-- BEGIN Collected data --

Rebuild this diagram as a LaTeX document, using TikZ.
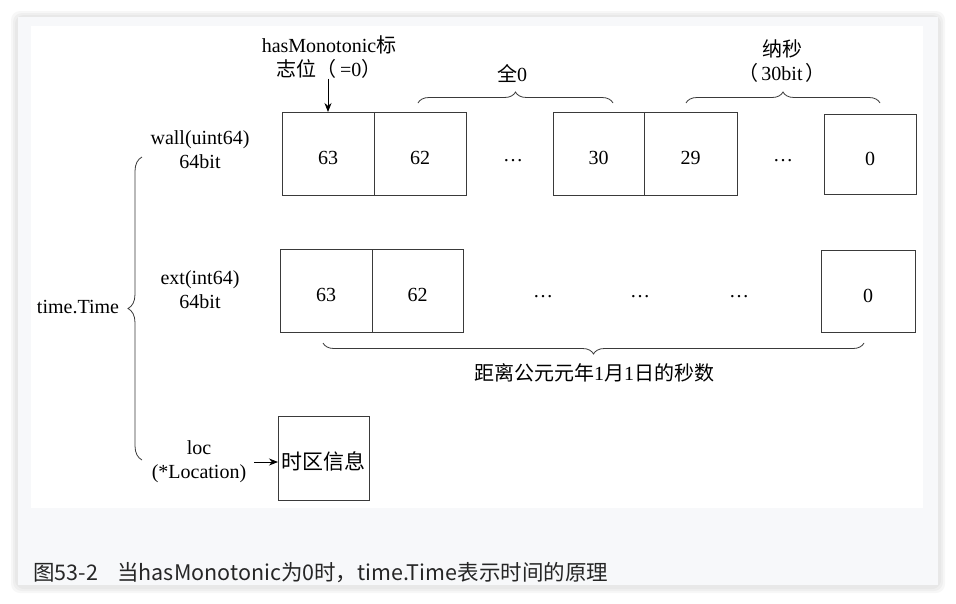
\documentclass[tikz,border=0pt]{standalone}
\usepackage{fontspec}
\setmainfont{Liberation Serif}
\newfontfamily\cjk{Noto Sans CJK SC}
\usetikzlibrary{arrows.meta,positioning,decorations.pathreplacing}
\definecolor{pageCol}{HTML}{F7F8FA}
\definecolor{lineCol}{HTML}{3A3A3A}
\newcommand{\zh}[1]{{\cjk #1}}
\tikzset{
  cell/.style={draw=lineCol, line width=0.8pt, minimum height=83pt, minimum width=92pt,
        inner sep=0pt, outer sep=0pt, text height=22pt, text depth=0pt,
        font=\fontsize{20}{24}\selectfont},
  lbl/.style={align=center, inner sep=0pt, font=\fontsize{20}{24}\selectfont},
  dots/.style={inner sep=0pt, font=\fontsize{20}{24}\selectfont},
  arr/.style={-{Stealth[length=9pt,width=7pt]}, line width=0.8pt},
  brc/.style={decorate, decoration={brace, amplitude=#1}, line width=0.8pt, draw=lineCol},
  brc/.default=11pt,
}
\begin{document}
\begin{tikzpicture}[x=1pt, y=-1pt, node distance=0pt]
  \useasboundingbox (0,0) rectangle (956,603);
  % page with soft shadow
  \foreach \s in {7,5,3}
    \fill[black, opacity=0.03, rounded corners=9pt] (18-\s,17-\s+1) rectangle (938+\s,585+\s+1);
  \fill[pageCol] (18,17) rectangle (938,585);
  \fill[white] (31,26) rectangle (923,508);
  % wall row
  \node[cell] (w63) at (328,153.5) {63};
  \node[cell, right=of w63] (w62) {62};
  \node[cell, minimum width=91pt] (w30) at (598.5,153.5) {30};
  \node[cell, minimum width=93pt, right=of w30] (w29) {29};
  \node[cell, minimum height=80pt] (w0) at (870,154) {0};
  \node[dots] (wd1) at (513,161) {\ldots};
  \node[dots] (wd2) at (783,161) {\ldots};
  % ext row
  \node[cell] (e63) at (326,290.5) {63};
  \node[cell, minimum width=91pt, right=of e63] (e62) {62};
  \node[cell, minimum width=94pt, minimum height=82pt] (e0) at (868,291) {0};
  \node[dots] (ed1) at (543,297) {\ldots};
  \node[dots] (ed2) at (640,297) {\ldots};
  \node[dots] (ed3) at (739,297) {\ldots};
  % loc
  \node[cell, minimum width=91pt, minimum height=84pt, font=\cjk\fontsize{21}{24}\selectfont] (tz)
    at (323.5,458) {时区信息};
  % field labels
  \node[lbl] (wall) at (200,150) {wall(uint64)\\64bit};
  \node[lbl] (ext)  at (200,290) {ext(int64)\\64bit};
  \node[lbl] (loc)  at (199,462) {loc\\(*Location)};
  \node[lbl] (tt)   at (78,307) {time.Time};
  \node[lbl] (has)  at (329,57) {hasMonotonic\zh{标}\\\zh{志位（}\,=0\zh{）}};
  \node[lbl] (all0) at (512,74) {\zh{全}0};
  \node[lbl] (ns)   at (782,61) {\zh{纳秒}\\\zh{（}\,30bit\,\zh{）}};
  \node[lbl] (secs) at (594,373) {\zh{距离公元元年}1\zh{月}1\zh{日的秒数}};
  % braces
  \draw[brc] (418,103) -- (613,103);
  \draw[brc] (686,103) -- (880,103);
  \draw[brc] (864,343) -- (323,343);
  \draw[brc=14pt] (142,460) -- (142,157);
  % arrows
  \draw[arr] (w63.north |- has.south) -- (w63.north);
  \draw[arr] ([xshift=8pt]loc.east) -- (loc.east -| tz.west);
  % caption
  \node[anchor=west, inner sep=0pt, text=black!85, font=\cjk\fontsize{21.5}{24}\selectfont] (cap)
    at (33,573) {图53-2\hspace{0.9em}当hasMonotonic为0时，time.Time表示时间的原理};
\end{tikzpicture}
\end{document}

-- END Collected data --

- Short problem:
Write out the material above once more, exactly as it reads, with no pictures.

- Response:
Rebuild this diagram as a LaTeX document, using TikZ.
\documentclass[tikz,border=0pt]{standalone}
\usepackage{fontspec}
\setmainfont{Liberation Serif}
\newfontfamily\cjk{Noto Sans CJK SC}
\usetikzlibrary{arrows.meta,positioning,decorations.pathreplacing}
\definecolor{pageCol}{HTML}{F7F8FA}
\definecolor{lineCol}{HTML}{3A3A3A}
\newcommand{\zh}[1]{{\cjk #1}}
\tikzset{
  cell/.style={draw=lineCol, line width=0.8pt, minimum height=83pt, minimum width=92pt,
        inner sep=0pt, outer sep=0pt, text height=22pt, text depth=0pt,
        font=\fontsize{20}{24}\selectfont},
  lbl/.style={align=center, inner sep=0pt, font=\fontsize{20}{24}\selectfont},
  dots/.style={inner sep=0pt, font=\fontsize{20}{24}\selectfont},
  arr/.style={-{Stealth[length=9pt,width=7pt]}, line width=0.8pt},
  brc/.style={decorate, decoration={brace, amplitude=#1}, line width=0.8pt, draw=lineCol},
  brc/.default=11pt,
}
\begin{document}
\begin{tikzpicture}[x=1pt, y=-1pt, node distance=0pt]
  \useasboundingbox (0,0) rectangle (956,603);
  % page with soft shadow
  \foreach \s in {7,5,3}
    \fill[black, opacity=0.03, rounded corners=9pt] (18-\s,17-\s+1) rectangle (938+\s,585+\s+1);
  \fill[pageCol] (18,17) rectangle (938,585);
  \fill[white] (31,26) rectangle (923,508);
  % wall row
  \node[cell] (w63) at (328,153.5) {63};
  \node[cell, right=of w63] (w62) {62};
  \node[cell, minimum width=91pt] (w30) at (598.5,153.5) {30};
  \node[cell, minimum width=93pt, right=of w30] (w29) {29};
  \node[cell, minimum height=80pt] (w0) at (870,154) {0};
  \node[dots] (wd1) at (513,161) {\ldots};
  \node[dots] (wd2) at (783,161) {\ldots};
  % ext row
  \node[cell] (e63) at (326,290.5) {63};
  \node[cell, minimum width=91pt, right=of e63] (e62) {62};
  \node[cell, minimum width=94pt, minimum height=82pt] (e0) at (868,291) {0};
  \node[dots] (ed1) at (543,297) {\ldots};
  \node[dots] (ed2) at (640,297) {\ldots};
  \node[dots] (ed3) at (739,297) {\ldots};
  % loc
  \node[cell, minimum width=91pt, minimum height=84pt, font=\cjk\fontsize{21}{24}\selectfont] (tz)
    at (323.5,458) {时区信息};
  % field labels
  \node[lbl] (wall) at (200,150) {wall(uint64)\\64bit};
  \node[lbl] (ext)  at (200,290) {ext(int64)\\64bit};
  \node[lbl] (loc)  at (199,462) {loc\\(*Location)};
  \node[lbl] (tt)   at (78,307) {time.Time};
  \node[lbl] (has)  at (329,57) {hasMonotonic\zh{标}\\\zh{志位（}\,=0\zh{）}};
  \node[lbl] (all0) at (512,74) {\zh{全}0};
  \node[lbl] (ns)   at (782,61) {\zh{纳秒}\\\zh{（}\,30bit\,\zh{）}};
  \node[lbl] (secs) at (594,373) {\zh{距离公元元年}1\zh{月}1\zh{日的秒数}};
  % braces
  \draw[brc] (418,103) -- (613,103);
  \draw[brc] (686,103) -- (880,103);
  \draw[brc] (864,343) -- (323,343);
  \draw[brc=14pt] (142,460) -- (142,157);
  % arrows
  \draw[arr] (w63.north |- has.south) -- (w63.north);
  \draw[arr] ([xshift=8pt]loc.east) -- (loc.east -| tz.west);
  % caption
  \node[anchor=west, inner sep=0pt, text=black!85, font=\cjk\fontsize{21.5}{24}\selectfont] (cap)
    at (33,573) {图53-2\hspace{0.9em}当hasMonotonic为0时，time.Time表示时间的原理};
\end{tikzpicture}
\end{document}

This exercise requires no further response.